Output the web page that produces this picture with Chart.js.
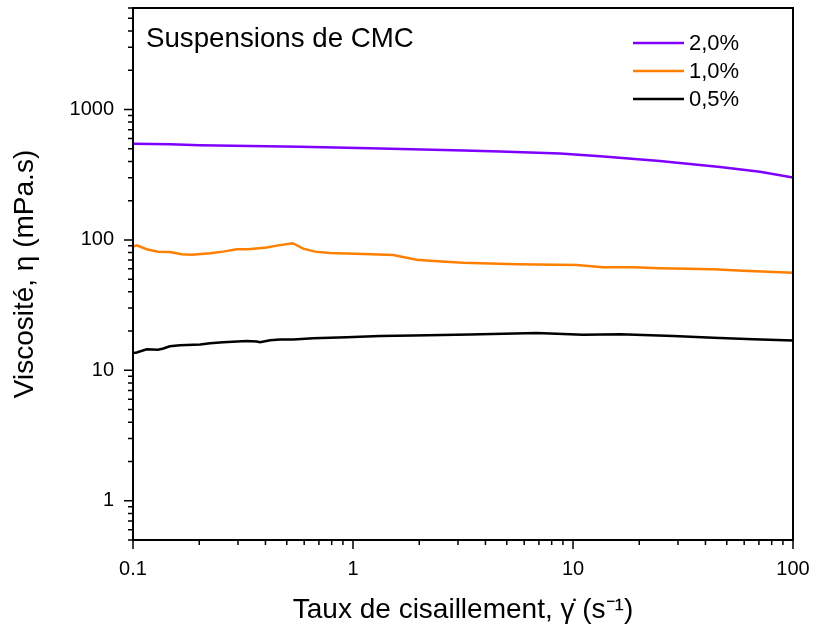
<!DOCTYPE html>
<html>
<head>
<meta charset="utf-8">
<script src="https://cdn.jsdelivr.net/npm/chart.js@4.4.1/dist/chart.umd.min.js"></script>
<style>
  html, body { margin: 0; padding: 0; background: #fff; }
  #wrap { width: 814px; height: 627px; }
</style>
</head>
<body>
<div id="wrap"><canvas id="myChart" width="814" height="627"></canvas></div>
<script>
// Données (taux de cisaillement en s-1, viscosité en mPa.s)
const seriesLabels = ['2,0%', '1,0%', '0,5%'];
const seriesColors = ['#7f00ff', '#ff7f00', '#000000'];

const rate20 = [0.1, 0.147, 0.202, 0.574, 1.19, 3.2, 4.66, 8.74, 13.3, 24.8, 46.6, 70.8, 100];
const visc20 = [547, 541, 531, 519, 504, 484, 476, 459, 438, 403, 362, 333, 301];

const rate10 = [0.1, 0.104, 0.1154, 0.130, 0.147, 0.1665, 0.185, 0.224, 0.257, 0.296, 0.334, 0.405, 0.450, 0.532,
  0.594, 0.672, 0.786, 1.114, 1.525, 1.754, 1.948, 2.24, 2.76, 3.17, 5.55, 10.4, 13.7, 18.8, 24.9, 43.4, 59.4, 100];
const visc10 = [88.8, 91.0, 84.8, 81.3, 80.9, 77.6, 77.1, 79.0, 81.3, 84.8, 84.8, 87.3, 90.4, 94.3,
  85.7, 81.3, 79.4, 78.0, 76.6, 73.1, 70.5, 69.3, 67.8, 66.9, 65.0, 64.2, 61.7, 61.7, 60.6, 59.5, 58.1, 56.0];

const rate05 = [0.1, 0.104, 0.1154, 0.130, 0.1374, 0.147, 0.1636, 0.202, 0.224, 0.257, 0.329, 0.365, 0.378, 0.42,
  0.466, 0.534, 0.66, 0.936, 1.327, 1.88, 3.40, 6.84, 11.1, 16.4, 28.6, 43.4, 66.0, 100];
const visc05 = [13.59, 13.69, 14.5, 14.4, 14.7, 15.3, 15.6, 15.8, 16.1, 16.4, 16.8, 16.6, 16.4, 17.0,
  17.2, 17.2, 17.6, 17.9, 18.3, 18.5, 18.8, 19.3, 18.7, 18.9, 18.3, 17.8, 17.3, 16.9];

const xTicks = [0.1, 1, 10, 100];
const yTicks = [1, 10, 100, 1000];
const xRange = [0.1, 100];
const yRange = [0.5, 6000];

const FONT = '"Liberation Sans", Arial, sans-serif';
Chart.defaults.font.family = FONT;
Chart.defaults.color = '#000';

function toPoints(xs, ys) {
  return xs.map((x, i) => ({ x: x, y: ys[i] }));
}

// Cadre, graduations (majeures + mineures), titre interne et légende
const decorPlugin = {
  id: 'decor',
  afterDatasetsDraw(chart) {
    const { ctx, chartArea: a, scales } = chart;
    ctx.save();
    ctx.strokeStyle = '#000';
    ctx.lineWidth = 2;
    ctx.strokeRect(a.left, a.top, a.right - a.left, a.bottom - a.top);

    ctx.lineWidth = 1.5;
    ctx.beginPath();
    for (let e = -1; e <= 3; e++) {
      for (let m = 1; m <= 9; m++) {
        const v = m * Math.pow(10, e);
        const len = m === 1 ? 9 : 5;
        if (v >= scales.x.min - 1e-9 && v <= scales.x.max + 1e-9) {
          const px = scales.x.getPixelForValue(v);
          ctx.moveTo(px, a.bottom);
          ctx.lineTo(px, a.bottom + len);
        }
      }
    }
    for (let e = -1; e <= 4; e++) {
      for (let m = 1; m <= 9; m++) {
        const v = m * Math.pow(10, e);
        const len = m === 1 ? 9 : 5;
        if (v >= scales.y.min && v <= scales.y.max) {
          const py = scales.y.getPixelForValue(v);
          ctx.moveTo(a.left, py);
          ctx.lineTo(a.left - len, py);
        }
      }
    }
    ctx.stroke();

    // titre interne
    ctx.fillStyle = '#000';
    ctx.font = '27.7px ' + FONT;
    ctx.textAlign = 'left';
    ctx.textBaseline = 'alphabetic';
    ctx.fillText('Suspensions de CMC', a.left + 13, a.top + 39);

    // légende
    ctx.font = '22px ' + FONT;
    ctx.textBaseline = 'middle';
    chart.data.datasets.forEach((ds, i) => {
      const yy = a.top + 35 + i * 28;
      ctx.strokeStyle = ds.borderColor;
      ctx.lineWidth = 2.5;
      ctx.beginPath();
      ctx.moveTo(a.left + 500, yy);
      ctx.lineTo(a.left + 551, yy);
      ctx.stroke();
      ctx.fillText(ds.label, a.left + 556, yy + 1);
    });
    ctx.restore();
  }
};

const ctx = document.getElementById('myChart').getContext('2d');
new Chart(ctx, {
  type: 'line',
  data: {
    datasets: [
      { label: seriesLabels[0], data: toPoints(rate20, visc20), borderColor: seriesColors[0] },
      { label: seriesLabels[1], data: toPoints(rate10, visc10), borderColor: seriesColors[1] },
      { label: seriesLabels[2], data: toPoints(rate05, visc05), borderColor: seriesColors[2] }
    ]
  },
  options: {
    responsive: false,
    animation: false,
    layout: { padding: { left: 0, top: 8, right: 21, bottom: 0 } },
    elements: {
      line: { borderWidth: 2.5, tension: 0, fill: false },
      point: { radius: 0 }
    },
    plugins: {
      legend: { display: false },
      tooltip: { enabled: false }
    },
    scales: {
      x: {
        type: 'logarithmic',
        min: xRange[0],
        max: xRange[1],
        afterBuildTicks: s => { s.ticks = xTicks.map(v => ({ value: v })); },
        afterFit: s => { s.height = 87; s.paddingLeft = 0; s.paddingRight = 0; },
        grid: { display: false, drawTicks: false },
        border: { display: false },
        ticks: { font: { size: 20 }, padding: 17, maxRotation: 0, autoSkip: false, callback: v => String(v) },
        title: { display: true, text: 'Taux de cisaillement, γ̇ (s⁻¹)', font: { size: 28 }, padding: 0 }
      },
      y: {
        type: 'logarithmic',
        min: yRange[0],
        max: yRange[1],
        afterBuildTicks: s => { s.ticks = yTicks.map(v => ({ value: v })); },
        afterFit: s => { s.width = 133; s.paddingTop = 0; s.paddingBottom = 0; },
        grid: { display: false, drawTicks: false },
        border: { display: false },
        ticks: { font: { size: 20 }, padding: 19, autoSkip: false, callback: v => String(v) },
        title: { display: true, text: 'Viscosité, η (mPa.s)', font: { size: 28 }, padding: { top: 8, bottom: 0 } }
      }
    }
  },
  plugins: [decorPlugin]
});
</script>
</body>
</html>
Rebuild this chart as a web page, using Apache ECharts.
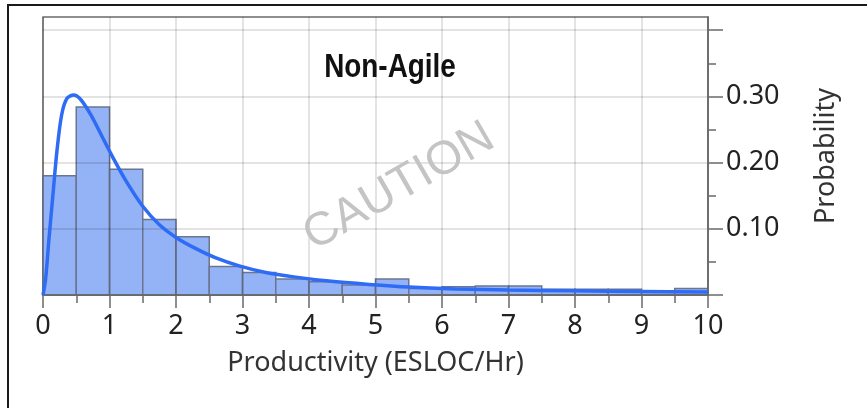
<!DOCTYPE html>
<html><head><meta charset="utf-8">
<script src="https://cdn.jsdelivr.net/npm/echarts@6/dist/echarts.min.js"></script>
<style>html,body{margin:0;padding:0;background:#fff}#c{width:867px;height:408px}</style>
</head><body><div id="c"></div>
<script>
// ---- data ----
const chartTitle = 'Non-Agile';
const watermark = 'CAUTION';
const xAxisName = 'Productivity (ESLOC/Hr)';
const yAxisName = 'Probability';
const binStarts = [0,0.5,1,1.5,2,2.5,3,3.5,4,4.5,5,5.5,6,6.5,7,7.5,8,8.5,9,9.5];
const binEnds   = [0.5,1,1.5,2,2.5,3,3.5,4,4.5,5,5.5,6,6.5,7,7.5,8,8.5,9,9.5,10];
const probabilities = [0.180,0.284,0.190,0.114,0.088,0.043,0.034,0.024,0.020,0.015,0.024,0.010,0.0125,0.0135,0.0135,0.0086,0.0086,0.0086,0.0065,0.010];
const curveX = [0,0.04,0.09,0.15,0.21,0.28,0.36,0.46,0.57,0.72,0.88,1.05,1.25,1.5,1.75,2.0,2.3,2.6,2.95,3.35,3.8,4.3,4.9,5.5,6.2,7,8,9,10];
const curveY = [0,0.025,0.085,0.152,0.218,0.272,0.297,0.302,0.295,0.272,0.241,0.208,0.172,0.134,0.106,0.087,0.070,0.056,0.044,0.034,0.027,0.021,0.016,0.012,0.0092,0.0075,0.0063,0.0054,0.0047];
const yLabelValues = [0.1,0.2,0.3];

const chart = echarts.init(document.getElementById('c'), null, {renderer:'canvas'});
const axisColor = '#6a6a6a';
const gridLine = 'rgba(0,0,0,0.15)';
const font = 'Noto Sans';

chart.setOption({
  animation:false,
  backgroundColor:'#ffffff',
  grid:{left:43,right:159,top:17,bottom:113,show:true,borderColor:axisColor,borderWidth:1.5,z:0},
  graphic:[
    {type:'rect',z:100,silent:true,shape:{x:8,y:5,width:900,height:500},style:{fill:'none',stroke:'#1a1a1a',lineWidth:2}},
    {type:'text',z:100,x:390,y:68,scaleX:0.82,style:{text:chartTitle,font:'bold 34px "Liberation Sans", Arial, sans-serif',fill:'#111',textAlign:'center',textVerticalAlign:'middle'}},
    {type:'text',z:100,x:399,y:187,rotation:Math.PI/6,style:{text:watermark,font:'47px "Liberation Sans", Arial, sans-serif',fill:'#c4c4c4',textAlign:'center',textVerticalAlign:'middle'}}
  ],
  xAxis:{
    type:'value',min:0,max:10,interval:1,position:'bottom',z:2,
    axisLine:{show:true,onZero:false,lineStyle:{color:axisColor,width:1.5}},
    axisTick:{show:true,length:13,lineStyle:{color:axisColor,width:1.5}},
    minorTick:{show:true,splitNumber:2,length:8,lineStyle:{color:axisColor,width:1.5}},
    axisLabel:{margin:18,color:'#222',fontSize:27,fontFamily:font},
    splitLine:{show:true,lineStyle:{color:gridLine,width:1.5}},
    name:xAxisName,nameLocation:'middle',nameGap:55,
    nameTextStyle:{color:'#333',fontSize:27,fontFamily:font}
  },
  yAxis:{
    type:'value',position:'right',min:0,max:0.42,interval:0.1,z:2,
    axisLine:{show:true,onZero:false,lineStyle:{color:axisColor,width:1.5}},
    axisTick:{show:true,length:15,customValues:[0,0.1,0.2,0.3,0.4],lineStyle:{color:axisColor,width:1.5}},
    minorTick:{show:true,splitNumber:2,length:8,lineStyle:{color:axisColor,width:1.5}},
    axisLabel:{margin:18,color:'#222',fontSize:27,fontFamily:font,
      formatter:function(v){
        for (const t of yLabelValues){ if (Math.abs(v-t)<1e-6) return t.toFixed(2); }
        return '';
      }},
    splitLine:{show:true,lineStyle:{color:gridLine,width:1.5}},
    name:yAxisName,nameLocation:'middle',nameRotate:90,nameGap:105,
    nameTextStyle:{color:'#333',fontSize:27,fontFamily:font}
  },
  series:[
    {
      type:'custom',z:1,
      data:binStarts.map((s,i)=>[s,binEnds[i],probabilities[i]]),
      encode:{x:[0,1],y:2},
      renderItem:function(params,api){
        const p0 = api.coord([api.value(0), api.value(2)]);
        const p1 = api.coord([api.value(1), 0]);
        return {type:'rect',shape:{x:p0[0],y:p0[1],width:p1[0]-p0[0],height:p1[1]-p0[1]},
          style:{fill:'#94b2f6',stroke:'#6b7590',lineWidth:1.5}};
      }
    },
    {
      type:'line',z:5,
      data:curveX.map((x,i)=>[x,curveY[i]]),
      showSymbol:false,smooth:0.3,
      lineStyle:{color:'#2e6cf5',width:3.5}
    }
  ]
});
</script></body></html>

--------------------

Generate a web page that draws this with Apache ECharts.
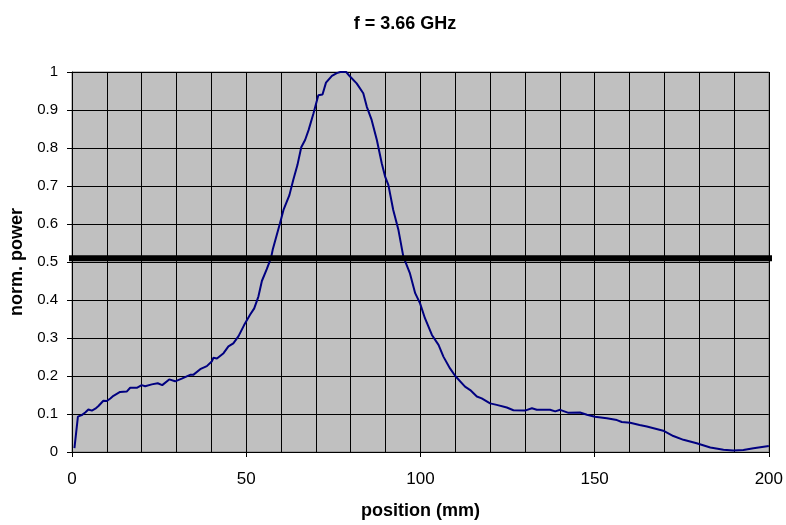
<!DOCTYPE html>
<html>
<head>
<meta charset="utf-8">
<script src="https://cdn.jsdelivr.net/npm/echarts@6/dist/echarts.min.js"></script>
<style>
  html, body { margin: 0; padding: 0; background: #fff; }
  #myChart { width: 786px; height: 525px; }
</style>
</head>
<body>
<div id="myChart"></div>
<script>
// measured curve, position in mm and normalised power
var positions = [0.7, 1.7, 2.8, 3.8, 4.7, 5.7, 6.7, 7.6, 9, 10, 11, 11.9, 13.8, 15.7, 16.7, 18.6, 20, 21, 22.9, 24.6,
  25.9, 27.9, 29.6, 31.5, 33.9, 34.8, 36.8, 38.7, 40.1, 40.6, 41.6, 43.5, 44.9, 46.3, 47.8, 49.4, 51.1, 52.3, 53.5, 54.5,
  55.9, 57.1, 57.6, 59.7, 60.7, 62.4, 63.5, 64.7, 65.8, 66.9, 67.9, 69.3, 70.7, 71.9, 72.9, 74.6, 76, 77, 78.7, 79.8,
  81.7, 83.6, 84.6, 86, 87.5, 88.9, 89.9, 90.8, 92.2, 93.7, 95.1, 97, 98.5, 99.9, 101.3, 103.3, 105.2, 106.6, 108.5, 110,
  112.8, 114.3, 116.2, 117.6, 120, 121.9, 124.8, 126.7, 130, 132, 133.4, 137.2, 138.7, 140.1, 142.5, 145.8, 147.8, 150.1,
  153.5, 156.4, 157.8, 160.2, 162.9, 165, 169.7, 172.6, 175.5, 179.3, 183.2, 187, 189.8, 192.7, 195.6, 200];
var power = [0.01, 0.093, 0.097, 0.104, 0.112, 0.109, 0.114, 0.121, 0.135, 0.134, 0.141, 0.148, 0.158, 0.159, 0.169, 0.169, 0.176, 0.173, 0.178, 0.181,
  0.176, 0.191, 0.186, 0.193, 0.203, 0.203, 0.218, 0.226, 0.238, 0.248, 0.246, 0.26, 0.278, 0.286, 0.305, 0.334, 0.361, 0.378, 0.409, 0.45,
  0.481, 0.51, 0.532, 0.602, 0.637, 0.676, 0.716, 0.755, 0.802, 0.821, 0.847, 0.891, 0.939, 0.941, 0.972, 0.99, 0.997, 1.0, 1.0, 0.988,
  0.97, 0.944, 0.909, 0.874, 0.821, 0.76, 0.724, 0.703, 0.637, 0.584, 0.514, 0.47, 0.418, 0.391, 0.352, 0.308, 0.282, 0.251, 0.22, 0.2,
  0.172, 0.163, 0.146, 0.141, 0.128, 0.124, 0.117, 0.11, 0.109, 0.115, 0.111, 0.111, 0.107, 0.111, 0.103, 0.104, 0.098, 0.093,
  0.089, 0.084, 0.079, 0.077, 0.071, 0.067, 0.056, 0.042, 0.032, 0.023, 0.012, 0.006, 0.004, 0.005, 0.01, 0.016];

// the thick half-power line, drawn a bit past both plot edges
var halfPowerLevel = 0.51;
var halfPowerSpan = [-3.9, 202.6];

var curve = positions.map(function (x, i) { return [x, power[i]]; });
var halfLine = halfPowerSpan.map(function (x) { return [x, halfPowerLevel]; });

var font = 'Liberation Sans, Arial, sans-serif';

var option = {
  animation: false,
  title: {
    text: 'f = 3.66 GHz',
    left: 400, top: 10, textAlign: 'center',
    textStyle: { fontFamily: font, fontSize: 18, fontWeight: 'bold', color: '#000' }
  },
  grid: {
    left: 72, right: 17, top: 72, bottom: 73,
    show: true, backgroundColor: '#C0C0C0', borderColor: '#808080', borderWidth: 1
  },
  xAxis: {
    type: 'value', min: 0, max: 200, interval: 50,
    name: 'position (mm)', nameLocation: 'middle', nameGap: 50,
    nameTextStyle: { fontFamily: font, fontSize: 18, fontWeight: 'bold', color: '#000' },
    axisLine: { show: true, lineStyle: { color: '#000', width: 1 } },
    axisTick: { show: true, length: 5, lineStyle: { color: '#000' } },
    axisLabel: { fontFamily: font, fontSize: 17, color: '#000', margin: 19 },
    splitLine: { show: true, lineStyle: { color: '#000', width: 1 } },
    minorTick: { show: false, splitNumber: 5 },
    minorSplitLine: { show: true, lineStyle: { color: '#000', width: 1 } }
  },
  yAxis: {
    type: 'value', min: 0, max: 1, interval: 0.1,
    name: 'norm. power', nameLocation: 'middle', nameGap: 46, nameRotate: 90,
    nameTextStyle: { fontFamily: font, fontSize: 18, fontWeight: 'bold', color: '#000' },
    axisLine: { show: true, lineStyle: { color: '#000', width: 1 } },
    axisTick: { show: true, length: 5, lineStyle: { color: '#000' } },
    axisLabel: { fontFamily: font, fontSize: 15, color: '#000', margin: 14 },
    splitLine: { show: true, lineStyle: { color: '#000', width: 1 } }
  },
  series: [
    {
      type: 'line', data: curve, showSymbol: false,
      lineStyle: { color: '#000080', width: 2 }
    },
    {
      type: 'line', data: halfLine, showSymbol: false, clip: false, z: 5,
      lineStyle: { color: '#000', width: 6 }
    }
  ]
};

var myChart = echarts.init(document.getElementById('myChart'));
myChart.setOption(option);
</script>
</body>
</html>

--------------------

■ TASK INSTRUCTIONS: Write out the lines running from the one that contains "Output the web" through the one that contains "362, 333, 301];", ends included, and nothing else. Pictures stay out of the copy.

■ FULL SOLUTION:
Output the web page that produces this picture with Chart.js.
<!DOCTYPE html>
<html>
<head>
<meta charset="utf-8">
<script src="https://cdn.jsdelivr.net/npm/chart.js@4.4.1/dist/chart.umd.min.js"></script>
<style>
  html, body { margin: 0; padding: 0; background: #fff; }
  #wrap { width: 814px; height: 627px; }
</style>
</head>
<body>
<div id="wrap"><canvas id="myChart" width="814" height="627"></canvas></div>
<script>
// Données (taux de cisaillement en s-1, viscosité en mPa.s)
const seriesLabels = ['2,0%', '1,0%', '0,5%'];
const seriesColors = ['#7f00ff', '#ff7f00', '#000000'];

const rate20 = [0.1, 0.147, 0.202, 0.574, 1.19, 3.2, 4.66, 8.74, 13.3, 24.8, 46.6, 70.8, 100];
const visc20 = [547, 541, 531, 519, 504, 484, 476, 459, 438, 403, 362, 333, 301];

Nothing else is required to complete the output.